Grand Jamaica Homecoming has established links with a number of leading companies in Jamaica and The PSOJ will be sharing with you additional information on this initiative so that you can determine the nature and level of your involvement and support.

Prime Minister (Andrew Holness), just over two years ago - on the occasion of another PSOJ event at which our then prime minister was also the keynote speaker - I observed that as we faced the challenges of the fallout from the global economic crisis as a nation, we had passed through a series of crossroads along the road to our current circumstances, each of which had presented certain choices in terms of policy direction; choices that we ourselves as a people had made; and posed the question, 'Where do we go from here?' Will we now finally make the difficult decisions so often avoided in the past?
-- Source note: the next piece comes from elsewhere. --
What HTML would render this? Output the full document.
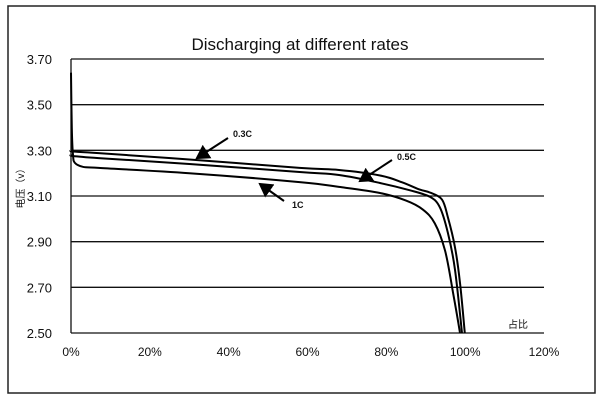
<!DOCTYPE html>
<html><head><meta charset="utf-8"><style>
body{margin:0;background:#fff;}
svg{display:block;font-family:"Liberation Sans","Noto Sans CJK SC",sans-serif;}
</style></head><body>
<svg id="chart" width="600" height="400">
<rect x="8" y="6" width="587" height="387" fill="#fff" stroke="#222" stroke-width="1.5"/>
<text x="300" y="50" text-anchor="middle" font-size="17" fill="#111">Discharging at different rates</text>
<text transform="translate(24,186) rotate(-90)" text-anchor="middle" font-size="10" fill="#111">电压（v）</text>
<text x="518" y="328" text-anchor="middle" font-size="10" fill="#111">占比</text>
<g id="grid"></g><g id="series"></g><g id="ann"></g>
</svg>
<script>
const yTicks=[2.5,2.7,2.9,3.1,3.3,3.5,3.7];
const xTicks=[0,20,40,60,80,100,120];
const pct03=[0,0.5,7,30,58,68,78.4,84,88.5,91.1,94.1,95.6,97.4,98.7,99.9];
const v03=[3.30,3.295,3.288,3.26,3.223,3.214,3.19,3.16,3.128,3.115,3.085,3.008,2.877,2.719,2.50];
const pct05=[0,0.5,7,30,58,68,78.4,86,91.1,93.6,95.6,97.4,99.2];
const v05=[3.28,3.275,3.266,3.24,3.205,3.192,3.157,3.125,3.096,3.05,2.94,2.78,2.50];
const pct1=[0,0.2,0.5,1,3,7,30,58,68,78.4,85,89.3,92.3,94.9,96.9,98.7];
const v1=[3.64,3.40,3.28,3.245,3.228,3.223,3.20,3.161,3.14,3.113,3.08,3.04,2.98,2.86,2.68,2.50];
const X=p=>71+p/120*473, Y=v=>333-(v-2.5)/1.2*274;
const NS="http://www.w3.org/2000/svg";
function mk(tag,attrs,parent){const e=document.createElementNS(NS,tag);for(const k in attrs)e.setAttribute(k,attrs[k]);parent.appendChild(e);return e;}
function smooth(pts){let d='M'+pts[0][0].toFixed(1)+','+pts[0][1].toFixed(1);
 for(let i=0;i<pts.length-1;i++){const p0=pts[Math.max(0,i-1)],p1=pts[i],p2=pts[i+1],p3=pts[Math.min(pts.length-1,i+2)];
  const c1=[p1[0]+(p2[0]-p0[0])/6,p1[1]+(p2[1]-p0[1])/6],c2=[p2[0]-(p3[0]-p1[0])/6,p2[1]-(p3[1]-p1[1])/6];
  d+=' C'+c1.map(n=>n.toFixed(1)).join(',')+' '+c2.map(n=>n.toFixed(1)).join(',')+' '+p2[0].toFixed(1)+','+p2[1].toFixed(1);}
 return d;}
const g=document.getElementById('grid');
yTicks.forEach(v=>{
 const l=mk('line',{x1:X(0),x2:X(120),y1:Y(v),y2:Y(v),stroke:'#111','stroke-width':1.3},g);
 
 
 const t=mk('text',{x:52,y:Y(v)+5,'text-anchor':'end','font-size':13,fill:'#111'},g);
 t.textContent=v.toFixed(2);
 
 
});
const ax=mk('line',{x1:X(0),x2:X(0),y1:Y(3.7),y2:Y(2.5),stroke:'#111','stroke-width':1.3},g);


xTicks.forEach(p=>{
 const t=mk('text',{x:X(p),y:356,'text-anchor':'middle','font-size':12,fill:'#111'},g);
 t.textContent=p+'%';
 
 
});
const s=document.getElementById('series');
[[pct03,v03,'series-0-3c'],[pct05,v05,'series-0-5c'],[pct1,v1,'series-1c']].forEach(([px,vy,n])=>{
 const pts=px.map((p,i)=>[X(p),Y(vy[i])]);
 const path=mk('path',{d:smooth(pts),fill:'none',stroke:'#000','stroke-width':2,'stroke-linejoin':'round'},s);
 
 
});
const a=document.getElementById('ann');
mk('defs',{},a).innerHTML='<marker id="ah" markerWidth="8" markerHeight="8" refX="6" refY="4" orient="auto"><path d="M0,0 L7,4 L0,8 z" fill="#000"/></marker>';
[['0.3C',233,137,228,138,197,158],['0.5C',397,160,392,160,360,181],['1C',292,208,284,201,260,184]].forEach(([lab,tx,ty,x1,y1,x2,y2])=>{
 const l=mk('line',{x1:x1,y1:y1,x2:x2,y2:y2,stroke:'#000','stroke-width':2,'marker-end':'url(#ah)'},a);
 
 
 const t=mk('text',{x:tx,y:ty,'font-size':9,'font-weight':'bold',fill:'#111'},a);
 t.textContent=lab;
 
 
});
</script>
</body></html>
Making difficult decisions

Since that time, we have, indeed, made some of those difficult decisions that have provided for a more stable, but still very fragile macroeconomic environment. But I believe it is fair to say that much has also been left undone, and completion of that work, in the context of continuing global economic uncertainty, has, if anything, become even more urgent than it then was.

As we look to Government for leadership, for the courage to move decisively in an altogether different direction, as we did then, we again offer our hand in partnership.

The theme of your address, 'The way forward for Jamaica: Private-Public Partnerships in addressing the Challenges and Opportunities Ahead' is most appropriate and welcome. For I believe, in the current crisis that we face, that unless all stakeholders - Government, Opposition, private sector, the labour movement and civil society - can find the courage to hold hands and build consensus around those key changes in policy that will put us on a different path, then this would have been just another crossroad along a road to economic and social stagnation that Jamaica has travelled, with only brief digressions, since Independence.

We must once and for all grasp the opportunity to do those things that will restore the confidence of the Jamaican people in a bright future:

The series of long-overdue economic reforms in the area of tax policy and administration; transforming the public sector into a lean and efficient provider of public goods and services; and putting the state pension system on a sustainable footing.

The series of long-overdue legal and regulatory reforms that will earn Jamaica the reputation of being the investment destination of choice in the region for its ease of doing business.

Redoubling our efforts and building on the gains made over the last year in tackling the scourge of crime and violence that plagues our society.

And finally, and perhaps most importantly, stamping out corruption wherever it exists and raising our standards of governance so as to ensure that taxpayers receive maximum value for their hard-earned tax dollars.

Bold action must be our mantra and the private sector stands ready to provide concrete and meaningful support to this end, firm in the belief that as proud Jamaicans we have the capacity to create a future that will finally fulfil the hopes and dreams of the founding fathers of this young nation.